While technology no doubt has a hand in expedited delivery services, none of it would be possible without the dramatic influx in warehousing employment - both for the company and for the industry as a whole.
90% surge in nearly two decades
Based on Bureau of Labor Statistics data reviewed by Supply Chain Dive, job growth within the warehouse sector has ballooned approximately 90% since 2000. That contrasts sharply with the 12% growth for average employment in the U.S. overall - among all industries - during the corresponding period.
Andrew Flowers, an economist at Indeed, told Supply Chain Dive that warehousing is thought of as a blue collar profession, but it's so much more than that, given many in the industry have multiple responsibilities.
"Warehousing jobs do not just involve manual labor, although that is common," Flowers explained. "Warehousing workers are relatively more experienced than retail workers, for example, in moving objects, operating machinery, and with written communication."
E-commerce has fueled the uptick, and Flowers noted that in 2017, employment growth in warehousing was double that of the overall average increase in jobs for the U.S. economy.
Walmart expects to implement next-day shipping
While Amazon has certainly contributed to the industry's strength, its promise of next-day delivery has forced competitors to implement similar strategies, which could lead to even more jobs in warehousing in personnel, managerial and executive capacities. Shortly after Amazon's announcement, big-box retailer Walmart took to Twitter, with a not-so-subtle allusion to its own plans.
"One-day free shipping … without a membership fee. Now that would be ground breaking. Stay tuned," the tweet stated, as reported by Bloomberg.
Experts say Walmart's omnipresence will make the challenge achievable for the world's third-largest employer, but not without additional investment in both the company and human capital. Sanford Bernstein analyst Brandon Fletcher told Bloomberg that Walmart will likely need to build eight more distribution facilities to make same-day shipping a reality.
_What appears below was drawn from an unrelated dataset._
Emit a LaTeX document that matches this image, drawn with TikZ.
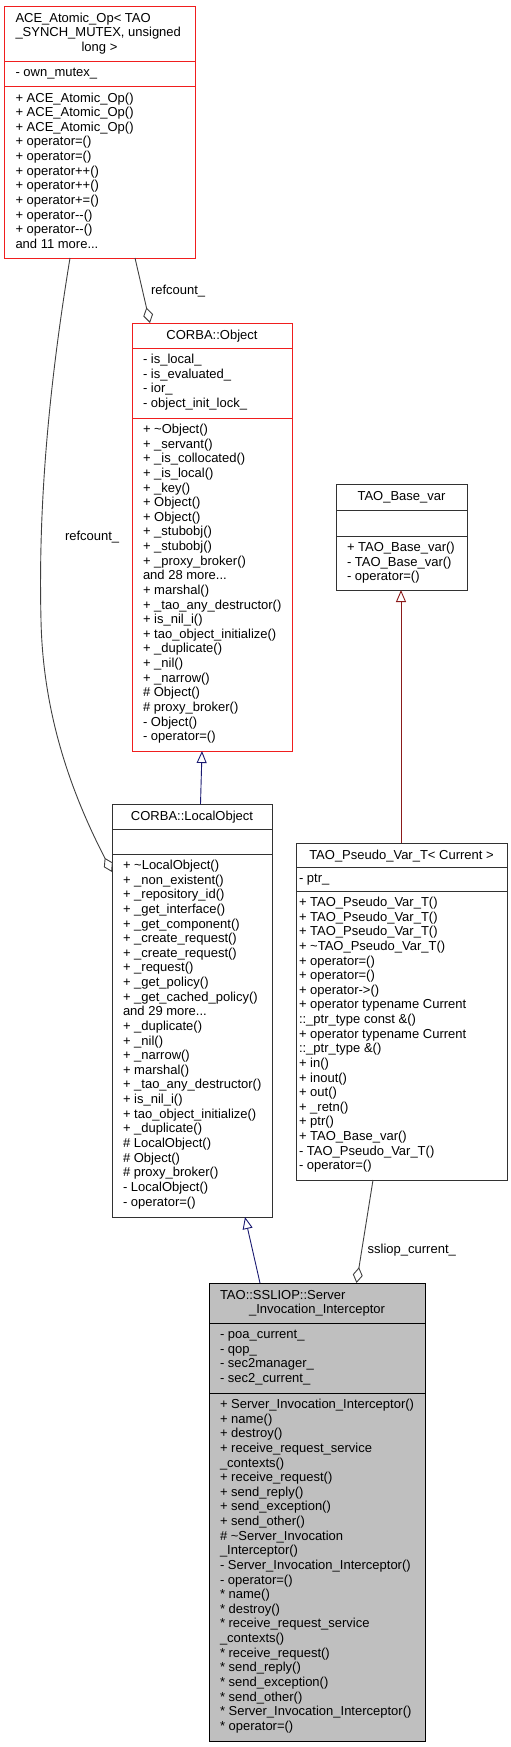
\documentclass[tikz,border=0pt]{standalone}
\usepackage{fontspec}
\setmainfont{Liberation Sans}
\usetikzlibrary{arrows.meta}
\definecolor{redc}{RGB}{240,30,30}
\definecolor{greyb}{RGB}{50,50,50}
\definecolor{grey75}{RGB}{191,191,191}
\definecolor{grey25}{RGB}{64,64,64}
\definecolor{midnight}{RGB}{25,25,112}
\definecolor{firebrick}{RGB}{139,26,26}
\newcommand\mydots{...}
\newcommand\boxlines[4]{%
  \foreach \t [count=\i from 0] in {#4} {
    \node[txt, anchor=base west] (#1\i) at (#2, #3+\i*14.63) {\t};
  }}
\tikzset{
  txt/.style={inner sep=0pt, outer sep=0pt, font=\fontsize{13bp}{14.63bp}\selectfont},
  umlbox/.style={draw, line width=1bp, inner sep=0pt, outer sep=0pt, anchor=north west},
  inhblue/.style={draw=midnight, line width=0.9bp, -{Triangle[open,length=12bp,width=10bp]}},
  inhred/.style={draw=firebrick, line width=0.9bp, -{Triangle[open,length=12bp,width=10bp]}},
  agg/.style={draw=grey25, line width=0.9bp, -{Diamond[open,length=16bp,width=10bp]}},
}
\begin{document}
\begin{tikzpicture}[x=1bp, y=-1bp]
\useasboundingbox (0,0) rectangle (511,1747);

% ACE_Atomic_Op
\node[umlbox, draw=redc, minimum width=191bp, minimum height=252bp] (ace) at (4,6) {};
\draw[redc, line width=1bp] (ace.west |- 0,61) -- (ace.east |- 0,61);
\draw[redc, line width=1bp] (ace.west |- 0,86) -- (ace.east |- 0,86);
\node[txt, anchor=base west] (ace-t1) at (15.5,22) {ACE\_Atomic\_Op< TAO};
\node[txt, anchor=base west] (ace-t2) at (15.5,36.6) {\_SYNCH\_MUTEX, unsigned};
\node[txt, anchor=base] (ace-t3) at (99.5,51.3) {long >};
\node[txt, anchor=base west] (ace-a0) at (15.5,76) {- own\_mutex\_};
\boxlines{ace-m}{15.5}{102}{+ ACE\_Atomic\_Op(), + ACE\_Atomic\_Op(), + ACE\_Atomic\_Op(), + operator=(), + operator=(), + operator++(), + operator++(), + operator+=(), + operator-{}-(), + operator-{}-(), and 11 more\mydots}

% CORBA::Object
\node[umlbox, draw=redc, minimum width=160bp, minimum height=428bp] (obj) at (132,323) {};
\draw[redc, line width=1bp] (obj.west |- 0,348) -- (obj.east |- 0,348);
\draw[redc, line width=1bp] (obj.west |- 0,418) -- (obj.east |- 0,418);
\node[txt, anchor=base] (obj-t) at (212,339) {CORBA::Object};
\boxlines{obj-a}{143}{363.5}{- is\_local\_, - is\_evaluated\_, - ior\_, - object\_init\_lock\_}
\boxlines{obj-m}{143}{433.5}{+ \textasciitilde{}Object(), + \_servant(), + \_is\_collocated(), + \_is\_local(), + \_key(), + Object(), + Object(), + \_stubobj(), + \_stubobj(), + \_proxy\_broker(), and 28 more\mydots, + marshal(), + \_tao\_any\_destructor(), + is\_nil\_i(), + tao\_object\_initialize(), + \_duplicate(), + \_nil(), + \_narrow(), \# Object(), \# proxy\_broker(), - Object(), - operator=()}

% CORBA::LocalObject
\node[umlbox, draw=greyb, minimum width=160bp, minimum height=413bp] (local) at (112,804) {};
\draw[greyb, line width=1bp] (local.west |- 0,829) -- (local.east |- 0,829);
\draw[greyb, line width=1bp] (local.west |- 0,854) -- (local.east |- 0,854);
\node[txt, anchor=base] (local-t) at (192,820) {CORBA::LocalObject};
\boxlines{local-m}{123}{869.5}{+ \textasciitilde{}LocalObject(), + \_non\_existent(), + \_repository\_id(), + \_get\_interface(), + \_get\_component(), + \_create\_request(), + \_create\_request(), + \_request(), + \_get\_policy(), + \_get\_cached\_policy(), and 29 more\mydots, + \_duplicate(), + \_nil(), + \_narrow(), + marshal(), + \_tao\_any\_destructor(), + is\_nil\_i(), + tao\_object\_initialize(), + \_duplicate(), \# LocalObject(), \# Object(), \# proxy\_broker(), - LocalObject(), - operator=()}

% TAO_Base_var
\node[umlbox, draw=greyb, minimum width=131bp, minimum height=106bp] (basevar) at (336,484) {};
\draw[greyb, line width=1bp] (basevar.west |- 0,510) -- (basevar.east |- 0,510);
\draw[greyb, line width=1bp] (basevar.west |- 0,536) -- (basevar.east |- 0,536);
\node[txt, anchor=base] (basevar-t) at (401.5,500) {TAO\_Base\_var};
\boxlines{basevar-m}{347}{551.5}{+ TAO\_Base\_var(), - TAO\_Base\_var(), - operator=()}

% TAO_Pseudo_Var_T
\node[umlbox, draw=greyb, minimum width=211bp, minimum height=337bp] (pseudo) at (296,843) {};
\draw[greyb, line width=1bp] (pseudo.west |- 0,867) -- (pseudo.east |- 0,867);
\draw[greyb, line width=1bp] (pseudo.west |- 0,891) -- (pseudo.east |- 0,891);
\node[txt, anchor=base] (pseudo-t) at (401.5,859) {TAO\_Pseudo\_Var\_T< Current >};
\node[txt, anchor=base west] (pseudo-a0) at (299,882.5) {- ptr\_};
\boxlines{pseudo-m}{299}{906.5}{+ TAO\_Pseudo\_Var\_T(), + TAO\_Pseudo\_Var\_T(), + TAO\_Pseudo\_Var\_T(), + \textasciitilde{}TAO\_Pseudo\_Var\_T(), + operator=(), + operator=(), + operator->(), + operator typename Current, ::\_ptr\_type const \&(), + operator typename Current, ::\_ptr\_type \&(), + in(), + inout(), + out(), + \_retn(), + ptr(), + TAO\_Base\_var(), - TAO\_Pseudo\_Var\_T(), - operator=()}

% TAO::SSLIOP::Server_Invocation_Interceptor
\node[umlbox, draw=black, fill=grey75, minimum width=216bp, minimum height=458bp] (main) at (209,1283) {};
\draw[black, line width=1bp] (main.west |- 0,1323) -- (main.east |- 0,1323);
\draw[black, line width=1bp] (main.west |- 0,1393) -- (main.east |- 0,1393);
\node[txt, anchor=base west] (main-t1) at (220,1299) {TAO::SSLIOP::Server};
\node[txt, anchor=base] (main-t2) at (317,1313.6) {\_Invocation\_Interceptor};
\boxlines{main-a}{220}{1338.5}{- poa\_current\_, - qop\_, - sec2manager\_, - sec2\_current\_}
\boxlines{main-m}{220}{1408.5}{+ Server\_Invocation\_Interceptor(), + name(), + destroy(), + receive\_request\_service, \_contexts(), + receive\_request(), + send\_reply(), + send\_exception(), + send\_other(), \# \textasciitilde{}Server\_Invocation, \_Interceptor(), - Server\_Invocation\_Interceptor(), - operator=(), * name(), * destroy(), * receive\_request\_service, \_contexts(), * receive\_request(), * send\_reply(), * send\_exception(), * send\_other(), * Server\_Invocation\_Interceptor(), * operator=()}

% connectors
\draw[agg] (ace.south -| 135,0) -- (obj.north -| 150,0);
\node[txt, anchor=base west] (lbl1) at (151,294) {refcount\_};
\draw[agg] (ace.south -| 70,0) .. controls (50,380) and (38,500) .. (41,620)
  .. controls (43,720) and (75,800) .. (local.west |- 0,872);
\node[txt, anchor=base west] (lbl2) at (65,540) {refcount\_};
\draw[inhblue] (local.north -| 200.5,0) -- (obj.south -| 202,0);
\draw[inhred] (pseudo.north -| 401,0) -- (basevar.south -| 401,0);
\draw[inhblue] (main.north -| 260,0) -- (local.south -| 245,0);
\draw[agg] (pseudo.south -| 373,0) -- (main.north -| 356.5,0);
\node[txt, anchor=base west] (lbl3) at (367.7,1253) {ssliop\_current\_};
\end{tikzpicture}
\end{document}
With the battle over shoppers' hard-earned dollar well underway, the sky's the limit as to the warehousing sector's further expansion. Although many of the jobs within the industry are thought to be within the warehouse itself, C-suite positions require filling as well, the likes of which include executive program managers, principal product managers, solutions architects and senior development managers. Perhaps unsurprisingly, Amazon is advertising many of these same positions on employment search engine websites and the company corporate homepage.